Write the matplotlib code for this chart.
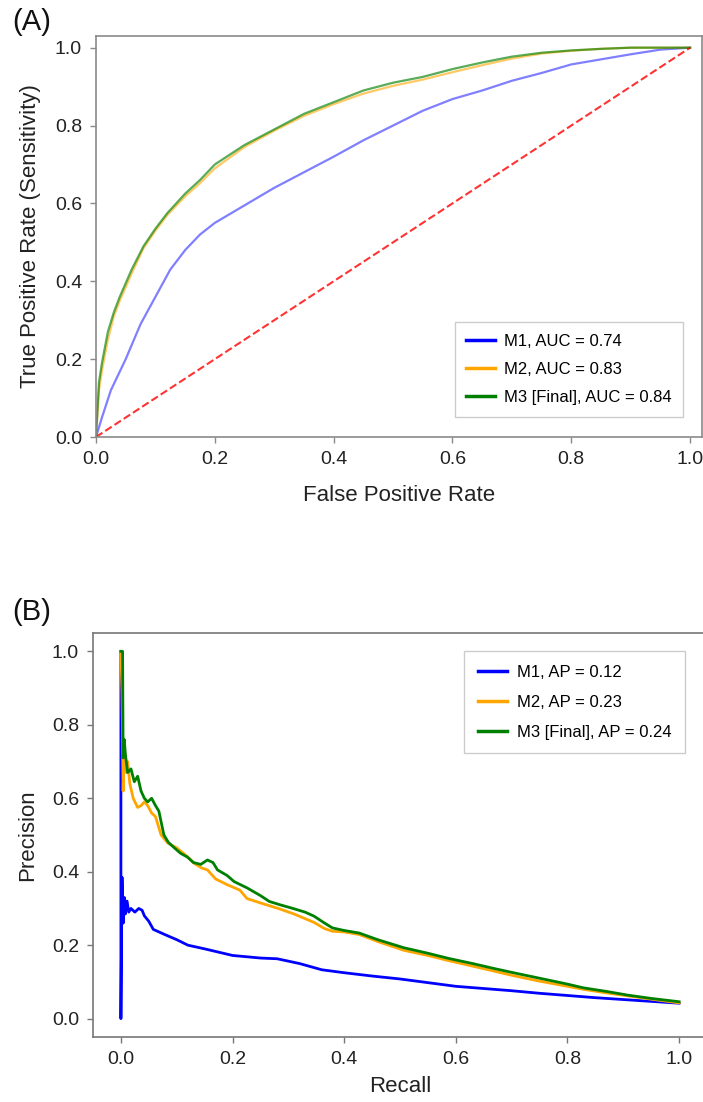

---

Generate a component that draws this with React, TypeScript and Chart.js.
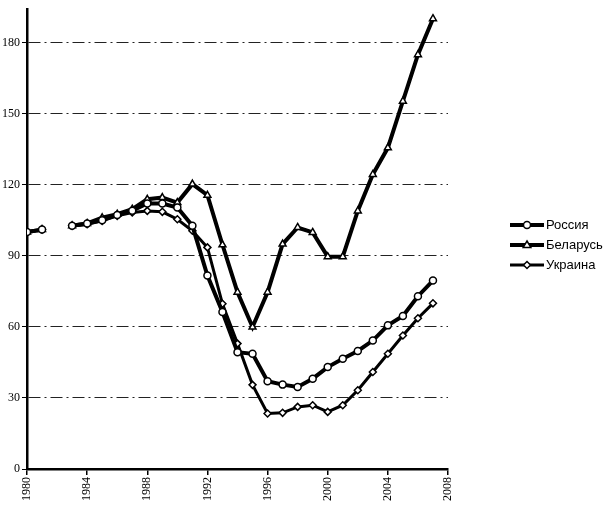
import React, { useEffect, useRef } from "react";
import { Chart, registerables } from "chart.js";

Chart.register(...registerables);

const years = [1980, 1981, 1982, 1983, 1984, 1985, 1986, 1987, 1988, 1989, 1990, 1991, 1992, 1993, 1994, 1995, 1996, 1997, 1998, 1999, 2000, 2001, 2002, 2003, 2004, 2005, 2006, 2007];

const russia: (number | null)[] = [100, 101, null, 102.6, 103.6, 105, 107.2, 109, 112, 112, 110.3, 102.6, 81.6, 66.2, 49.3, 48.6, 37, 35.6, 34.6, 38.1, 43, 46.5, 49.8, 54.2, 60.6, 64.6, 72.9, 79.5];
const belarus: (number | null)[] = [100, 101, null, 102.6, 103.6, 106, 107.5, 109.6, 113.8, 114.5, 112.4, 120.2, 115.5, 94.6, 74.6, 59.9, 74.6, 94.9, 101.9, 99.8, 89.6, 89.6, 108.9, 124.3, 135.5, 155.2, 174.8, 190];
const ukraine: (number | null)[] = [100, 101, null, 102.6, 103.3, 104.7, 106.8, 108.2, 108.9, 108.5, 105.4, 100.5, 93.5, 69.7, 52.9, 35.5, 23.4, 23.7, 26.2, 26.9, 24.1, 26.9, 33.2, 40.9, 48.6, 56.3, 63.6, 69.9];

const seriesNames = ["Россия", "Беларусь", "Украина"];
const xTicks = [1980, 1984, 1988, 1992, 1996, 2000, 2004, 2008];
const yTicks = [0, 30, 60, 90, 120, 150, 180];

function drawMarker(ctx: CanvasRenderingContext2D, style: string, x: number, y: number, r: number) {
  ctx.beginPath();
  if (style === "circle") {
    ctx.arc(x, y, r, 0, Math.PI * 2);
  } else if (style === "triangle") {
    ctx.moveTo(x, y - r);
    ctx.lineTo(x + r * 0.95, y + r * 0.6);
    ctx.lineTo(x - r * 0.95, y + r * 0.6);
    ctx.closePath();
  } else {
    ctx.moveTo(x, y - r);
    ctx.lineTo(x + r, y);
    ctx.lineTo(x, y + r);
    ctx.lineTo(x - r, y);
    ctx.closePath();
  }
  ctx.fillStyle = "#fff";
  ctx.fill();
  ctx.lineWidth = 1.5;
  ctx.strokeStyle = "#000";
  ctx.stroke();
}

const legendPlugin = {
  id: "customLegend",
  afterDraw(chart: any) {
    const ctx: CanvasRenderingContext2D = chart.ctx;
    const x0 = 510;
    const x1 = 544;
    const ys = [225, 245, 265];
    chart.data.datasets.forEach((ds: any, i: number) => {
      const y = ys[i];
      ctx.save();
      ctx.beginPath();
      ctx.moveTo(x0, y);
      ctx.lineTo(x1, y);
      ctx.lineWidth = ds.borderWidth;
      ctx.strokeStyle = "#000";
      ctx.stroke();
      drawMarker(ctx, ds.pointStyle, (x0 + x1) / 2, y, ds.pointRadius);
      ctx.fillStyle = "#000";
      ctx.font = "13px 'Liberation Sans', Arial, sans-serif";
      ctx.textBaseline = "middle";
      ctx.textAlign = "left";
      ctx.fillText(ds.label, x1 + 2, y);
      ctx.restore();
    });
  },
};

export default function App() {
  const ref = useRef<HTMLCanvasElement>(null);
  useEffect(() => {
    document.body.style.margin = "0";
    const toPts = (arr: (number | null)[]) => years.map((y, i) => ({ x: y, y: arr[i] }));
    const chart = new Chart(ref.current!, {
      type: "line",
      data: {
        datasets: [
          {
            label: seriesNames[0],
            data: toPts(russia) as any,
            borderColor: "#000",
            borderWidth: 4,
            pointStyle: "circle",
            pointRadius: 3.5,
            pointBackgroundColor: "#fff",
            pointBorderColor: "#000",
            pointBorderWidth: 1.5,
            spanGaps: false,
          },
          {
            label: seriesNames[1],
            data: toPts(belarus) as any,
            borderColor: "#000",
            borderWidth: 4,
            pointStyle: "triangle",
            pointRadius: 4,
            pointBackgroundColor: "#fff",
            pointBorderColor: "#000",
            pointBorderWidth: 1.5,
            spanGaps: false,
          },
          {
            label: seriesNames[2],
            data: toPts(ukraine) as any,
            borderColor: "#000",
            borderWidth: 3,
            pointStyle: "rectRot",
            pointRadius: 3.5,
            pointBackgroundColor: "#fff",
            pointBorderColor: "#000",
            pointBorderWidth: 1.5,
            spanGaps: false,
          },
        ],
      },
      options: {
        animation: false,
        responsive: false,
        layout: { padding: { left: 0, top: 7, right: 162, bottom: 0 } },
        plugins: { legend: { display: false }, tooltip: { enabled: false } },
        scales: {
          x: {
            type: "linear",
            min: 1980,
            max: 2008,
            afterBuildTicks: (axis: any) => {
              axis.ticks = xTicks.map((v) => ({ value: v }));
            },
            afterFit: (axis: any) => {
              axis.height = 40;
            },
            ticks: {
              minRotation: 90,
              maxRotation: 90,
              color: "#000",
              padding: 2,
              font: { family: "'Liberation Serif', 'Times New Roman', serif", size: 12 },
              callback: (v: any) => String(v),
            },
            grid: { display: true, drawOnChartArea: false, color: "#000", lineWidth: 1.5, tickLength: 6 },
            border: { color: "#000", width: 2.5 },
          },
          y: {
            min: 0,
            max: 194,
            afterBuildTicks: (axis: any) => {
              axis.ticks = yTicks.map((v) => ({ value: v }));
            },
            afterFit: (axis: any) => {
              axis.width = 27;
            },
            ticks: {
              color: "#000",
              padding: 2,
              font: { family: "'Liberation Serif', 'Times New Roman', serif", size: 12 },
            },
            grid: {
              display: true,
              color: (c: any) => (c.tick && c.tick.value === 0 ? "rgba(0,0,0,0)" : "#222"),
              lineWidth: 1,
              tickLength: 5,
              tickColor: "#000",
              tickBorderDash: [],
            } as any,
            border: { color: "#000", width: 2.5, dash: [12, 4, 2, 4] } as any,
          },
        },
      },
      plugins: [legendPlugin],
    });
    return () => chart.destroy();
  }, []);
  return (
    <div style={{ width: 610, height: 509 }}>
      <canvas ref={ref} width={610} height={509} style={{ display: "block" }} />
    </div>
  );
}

- Prompt
Examine the listing and say how many of its lines contain the string "React". Give the number alone.

- Result
2